Treating markdown source as self-explanatory

Cause: What looks obvious in source form can render awkwardly in headings, tables, or nested lists.

Fix: Preview before publishing whenever layout matters.

Assuming all markdown engines render identically

Cause: GitHub, static-site generators, and wiki renderers differ on extensions and table behavior.

Fix: Preview with the closest renderer profile and run one final check in the target platform.

Frequently Asked Questions

What Markdown syntax is supported?

Headings (H1-H6), bold, italic, bold italic, links, images, inline code, code blocks, blockquotes, unordered and ordered lists, tables, and horizontal rules are all supported.

Can I use this as a Markdown editor?

Yes. Write directly in the left panel and see the rendered result instantly on the right. You can also copy the generated HTML for use in your projects.

Does it support GitHub Flavored Markdown (GFM)?

The core GFM features including tables and fenced code blocks are supported. Extended features like task lists and footnotes are not yet available.

Will this tool modify my original text permanently?

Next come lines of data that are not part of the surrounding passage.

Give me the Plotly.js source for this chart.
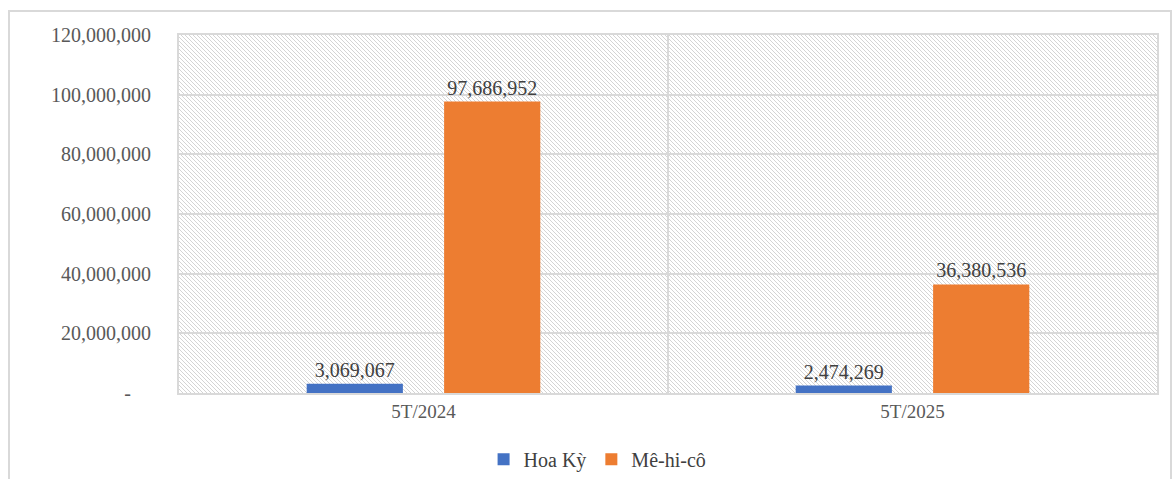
<!DOCTYPE html>
<html>
<head>
<meta charset="utf-8">
<script src="https://cdn.plot.ly/plotly-3.0.1.min.js"></script>
<style>
  html, body { margin: 0; padding: 0; background: #ffffff; overflow: hidden; }
  #frame { position: absolute; left: 8px; top: 10px; width: 1160px; height: 490px; border: 2px solid #d9d9d9; border-bottom: none; }
  #chart { width: 1160px; height: 481px; }
</style>
</head>
<body>
<div id="frame"><div id="chart"></div></div>
<script>
const categories = ["5T/2024", "5T/2025"];
const seriesNames = ["Hoa Kỳ", "Mê-hi-cô"];
const hoaKy = [3069067, 2474269];
const mexico = [97686952, 36380536];
const yTickVals = [0, 20000000, 40000000, 60000000, 80000000, 100000000, 120000000];
const yTickText = ["-\u00a0\u00a0\u00a0\u00a0", "20,000,000", "40,000,000", "60,000,000", "80,000,000", "100,000,000", "120,000,000"];

const serif = "Liberation Serif, Times New Roman, serif";
const fmt = v => v.toLocaleString("en-US");

const traces = [
  {
    type: "bar", name: seriesNames[0], x: categories, y: hoaKy,
    marker: { color: "#4472C4" },
    text: hoaKy.map(fmt), textposition: "outside", cliponaxis: false,
    textfont: { family: serif, size: 20, color: "#404040" },
    hoverinfo: "skip"
  },
  {
    type: "bar", name: seriesNames[1], x: categories, y: mexico,
    marker: { color: "#ED7D31" },
    text: mexico.map(fmt), textposition: "outside", cliponaxis: false,
    textfont: { family: serif, size: 20, color: "#404040" },
    hoverinfo: "skip"
  }
];

const layout = {
  width: 1160, height: 481,
  margin: { l: 169, r: 13, t: 23, b: 100 },
  paper_bgcolor: "#ffffff",
  plot_bgcolor: "#ffffff",
  barmode: "group",
  bargap: 0.438,
  bargroupgap: 0.30,
  showlegend: true,
  legend: {
    orientation: "h", x: 0.428, xanchor: "center", y: -0.185, yanchor: "middle",
    font: { family: serif, size: 20, color: "#404040" },
    itemwidth: 30, traceorder: "normal"
  },
  xaxis: {
    type: "category",
    tickson: "boundaries",
    showgrid: true, gridcolor: "#d9d9d9", gridwidth: 2,
    showline: true, mirror: true, linecolor: "#d9d9d9", linewidth: 2,
    ticks: "", ticklen: 0,
    tickfont: { family: serif, size: 19, color: "#595959" },
    zeroline: false
  },
  yaxis: {
    range: [0, 120000000],
    tickvals: yTickVals, ticktext: yTickText,
    showgrid: true, gridcolor: "#d9d9d9", gridwidth: 2,
    showline: true, mirror: true, linecolor: "#d9d9d9", linewidth: 2,
    ticks: "outside", ticklen: 22, tickcolor: "rgba(0,0,0,0)",
    tickfont: { family: serif, size: 20, color: "#595959" },
    zeroline: false
  }
};

function addHatch(gd) {
  const ns = "http://www.w3.org/2000/svg";
  const svg = gd.querySelector("svg.main-svg");
  let defs = svg.querySelector("defs");
  if (!defs) { defs = document.createElementNS(ns, "defs"); svg.insertBefore(defs, svg.firstChild); }
  if (!document.getElementById("hatchbg")) {
    const pat = document.createElementNS(ns, "pattern");
    pat.setAttribute("id", "hatchbg");
    pat.setAttribute("patternUnits", "userSpaceOnUse");
    pat.setAttribute("width", "4");
    pat.setAttribute("height", "4");
    const bgr = document.createElementNS(ns, "rect");
    bgr.setAttribute("width", "4"); bgr.setAttribute("height", "4"); bgr.setAttribute("fill", "#ffffff");
    pat.appendChild(bgr);
    const p = document.createElementNS(ns, "path");
    p.setAttribute("d", "M-1,3 l2,2 M0,0 l4,4 M3,-1 l2,2");
    p.setAttribute("stroke", "#d4d4d4");
    p.setAttribute("stroke-width", "1");
    pat.appendChild(p);
    defs.appendChild(pat);
  }
  const xa = gd._fullLayout.xaxis, ya = gd._fullLayout.yaxis;
  const sub = svg.querySelector(".cartesianlayer .subplot") || svg.querySelector(".cartesianlayer");
  const r = document.createElementNS(ns, "rect");
  r.setAttribute("x", xa._offset);
  r.setAttribute("y", ya._offset);
  r.setAttribute("width", xa._length);
  r.setAttribute("height", ya._length);
  r.setAttribute("fill", "url(#hatchbg)");
  sub.insertBefore(r, sub.firstChild);
}

Plotly.newPlot("chart", traces, layout, { displayModeBar: false, staticPlot: true }).then(addHatch);
</script>
</body>
</html>
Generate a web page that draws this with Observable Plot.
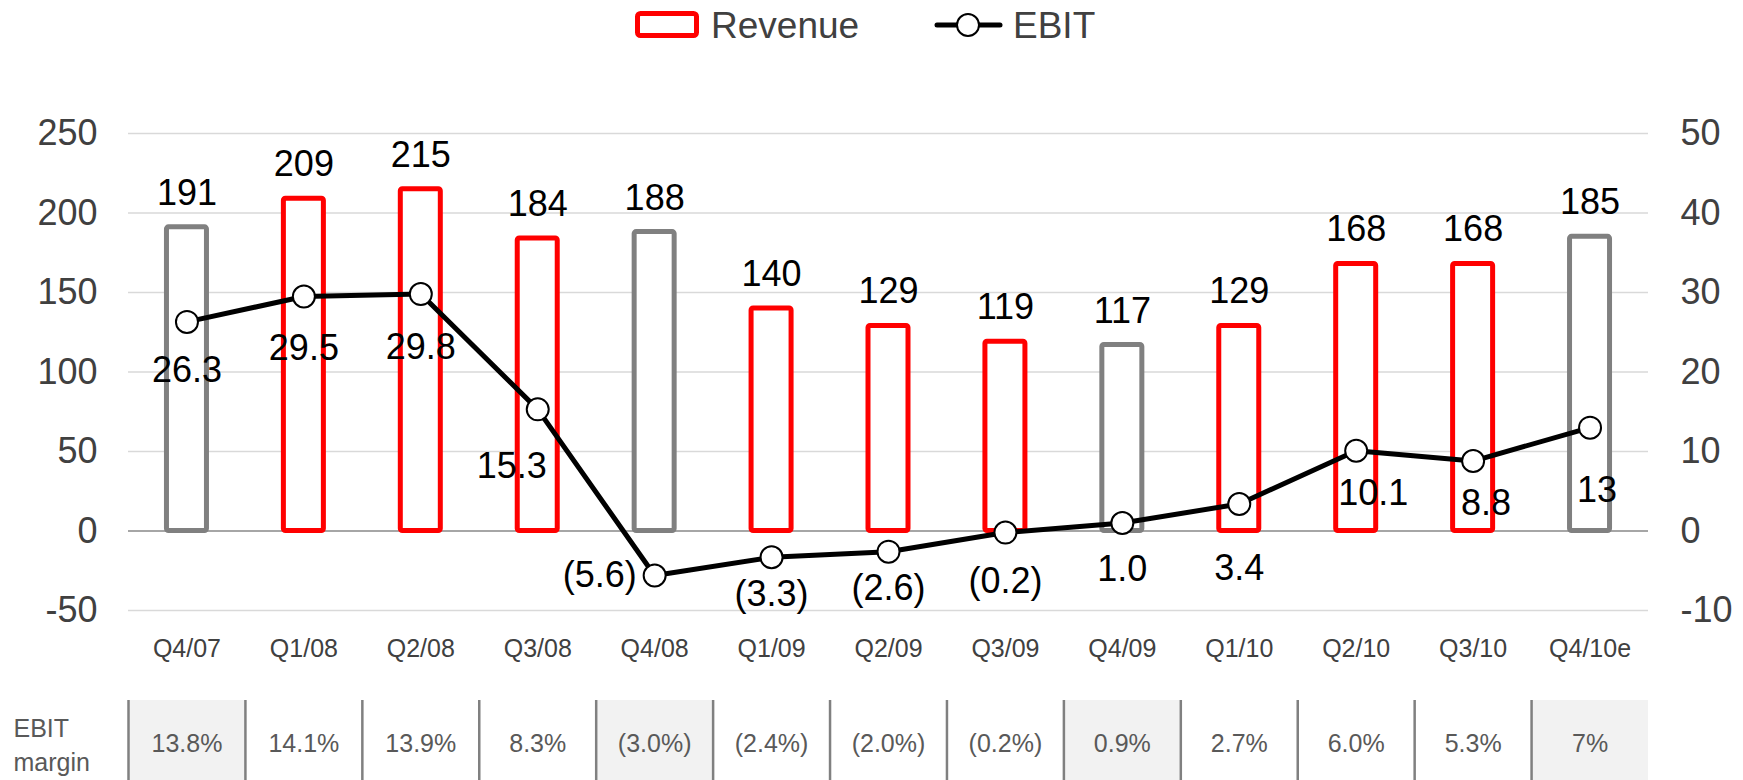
<!DOCTYPE html>
<html>
<head>
<meta charset="utf-8">
<script src="https://cdn.jsdelivr.net/npm/d3@7"></script>
<script src="https://cdn.jsdelivr.net/npm/@observablehq/plot@0.6"></script>
<style>
  html, body { margin: 0; padding: 0; background: #fff; }
  body { width: 1743px; height: 780px; overflow: hidden; font-family: "Liberation Sans", Arial, sans-serif; }
  svg { display: block; }
</style>
</head>
<body>
<div id="legend"></div>
<div id="chart"></div>
<div id="table"></div>
<script>
// ---- data ----
const quarters = ["Q4/07","Q1/08","Q2/08","Q3/08","Q4/08","Q1/09","Q2/09","Q3/09","Q4/09","Q1/10","Q2/10","Q3/10","Q4/10e"];
const revenue = [191, 209, 215, 184, 188, 140, 129, 119, 117, 129, 168, 168, 185];
const ebit = [26.3, 29.5, 29.8, 15.3, -5.6, -3.3, -2.6, -0.2, 1.0, 3.4, 10.1, 8.8, 13];
const ebitLabels = ["26.3","29.5","29.8","15.3","(5.6)","(3.3)","(2.6)","(0.2)","1.0","3.4","10.1","8.8","13"];
const marginLabels = ["13.8%","14.1%","13.9%","8.3%","(3.0%)","(2.4%)","(2.0%)","(0.2%)","0.9%","2.7%","6.0%","5.3%","7%"];
const leftTicks = [-50, 0, 50, 100, 150, 200, 250];
const rightPerLeft = 5; // right axis (EBIT) = left axis (Revenue) / 5

// ---- label placement (style) ----
const ebitLabelDx = [0, 0, 0, -26, -55, 0, 0, 0, 0, 0, 17, 13, 7];
const ebitLabelDy = [49, 52, 53, 57, 0, 37, 37, 49, 46, 64, 43, 42, 63];

// ---- layout ----
const W = 1743;
const ML = 128, MR = 95;
const FONT = '"Liberation Sans", Arial, sans-serif';
const RED = "#ff0000", GRAY = "#808080";
const isQ4 = q => q.startsWith("Q4");

const rows = quarters.map((q, i) => ({
  q, rev: revenue[i], ebit: ebit[i], ebitY: ebit[i] * rightPerLeft,
  label: ebitLabels[i], margin: marginLabels[i], dx: ebitLabelDx[i], dy: ebitLabelDy[i]
}));

// ---- legend ----
document.getElementById("legend").innerHTML = `
<svg width="${W}" height="50" style="font-family:${FONT.replace(/"/g, "'")}">
  <rect x="637.5" y="13.5" width="59" height="22" rx="3" fill="#fff" stroke="${RED}" stroke-width="5"/>
  <text x="711" y="37.5" font-size="37" fill="#404040">Revenue</text>
  <line x1="937" y1="25" x2="1000" y2="25" stroke="#000" stroke-width="5" stroke-linecap="round"/>
  <circle cx="968" cy="25" r="11" fill="#fff" stroke="#000" stroke-width="2"/>
  <text x="1013" y="37.5" font-size="37" fill="#404040">EBIT</text>
</svg>`;

// ---- main chart ----
const bandW = (W - ML - MR) / quarters.length;
const barW = 40;
const inset = (bandW - barW) / 2;

const chart = Plot.plot({
  width: W,
  height: 650,
  marginLeft: ML,
  marginRight: MR,
  marginTop: 83,
  marginBottom: 90,
  style: { fontFamily: FONT, background: "#fff", color: "#404040" },
  x: { domain: quarters, padding: 0, round: false },
  y: { domain: [-50, 250], nice: false },
  marks: [
    Plot.ruleY(leftTicks.filter(d => d !== 0), { stroke: "#d9d9d9", strokeWidth: 1.5 }),
    Plot.ruleY([0], { stroke: "#a6a6a6", strokeWidth: 2 }),
    Plot.barY(rows.filter(d => !isQ4(d.q)), { x: "q", y: "rev", fill: "#fff", stroke: RED, strokeWidth: 5, insetLeft: inset, insetRight: inset, rx: 2 }),
    Plot.barY(rows.filter(d => isQ4(d.q)), { x: "q", y: "rev", fill: "#fff", stroke: GRAY, strokeWidth: 5, insetLeft: inset, insetRight: inset, rx: 2 }),
    Plot.text(rows, { x: "q", y: "rev", text: d => String(d.rev), dy: -34, fontSize: 36, fill: "#000" }),
    Plot.line(rows, { x: "q", y: "ebitY", stroke: "#000", strokeWidth: 5 }),
    Plot.dot(rows, { x: "q", y: "ebitY", r: 11, fill: "#fff", stroke: "#000", strokeWidth: 2 }),
    ...rows.map(d => Plot.text([d], { x: "q", y: "ebitY", text: "label", dx: d.dx, dy: d.dy, fontSize: 36, fill: "#000" })),
    Plot.axisY({ anchor: "left", ticks: leftTicks, tickSize: 0, tickPadding: 31, tickFormat: d => String(d), fontSize: 36, label: null }),
    Plot.axisY({ anchor: "right", ticks: leftTicks, tickSize: 0, tickPadding: 32, tickFormat: d => String(d / rightPerLeft), fontSize: 36, label: null }),
    Plot.axisX({ anchor: "bottom", tickSize: 0, tickPadding: 29, fontSize: 25, label: null })
  ]
});
document.getElementById("chart").appendChild(chart);

// ---- EBIT margin table ----
const table = Plot.plot({
  width: W,
  height: 80,
  marginLeft: ML,
  marginRight: MR,
  marginTop: 0,
  marginBottom: 0,
  style: { fontFamily: FONT, background: "#fff" },
  x: { domain: quarters, padding: 0, round: false, axis: null },
  marks: [
    Plot.cell(rows.filter(d => isQ4(d.q)), { x: "q", fill: "#f2f2f2" }),
    Plot.ruleX(rows, { x: "q", dx: -bandW / 2, stroke: GRAY, strokeWidth: 2.5 }),
    Plot.text(rows, { x: "q", text: "margin", fontSize: 25, fill: "#595959", dy: 3 }),
    Plot.text(["EBIT\nmargin"], { frameAnchor: "left", dx: -115, dy: 3, textAnchor: "start", fontSize: 25, lineHeight: 1.36, fill: "#595959" })
  ]
});
document.getElementById("table").appendChild(table);
</script>
</body>
</html>
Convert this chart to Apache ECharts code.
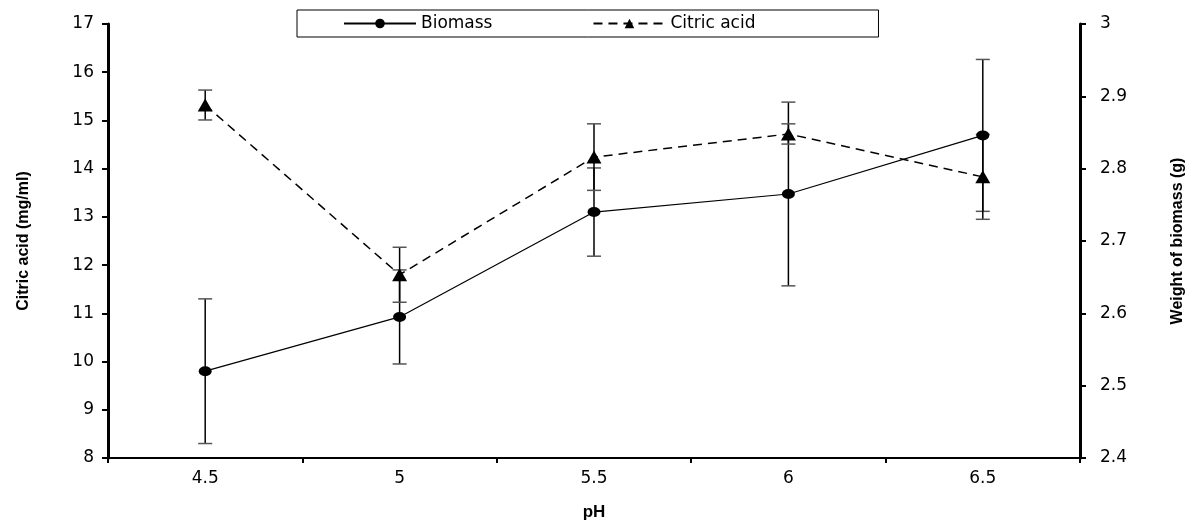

No. Your source text remains in the input area unless you overwrite it. You can compare and copy output safely.

How does this tool handle multilingual text?

It works with Unicode text in modern browsers. For edge cases, verify with representative samples in your language set.

Is punctuation or whitespace important?

Yes. Many text operations treat spaces, line breaks, and punctuation as meaningful characters.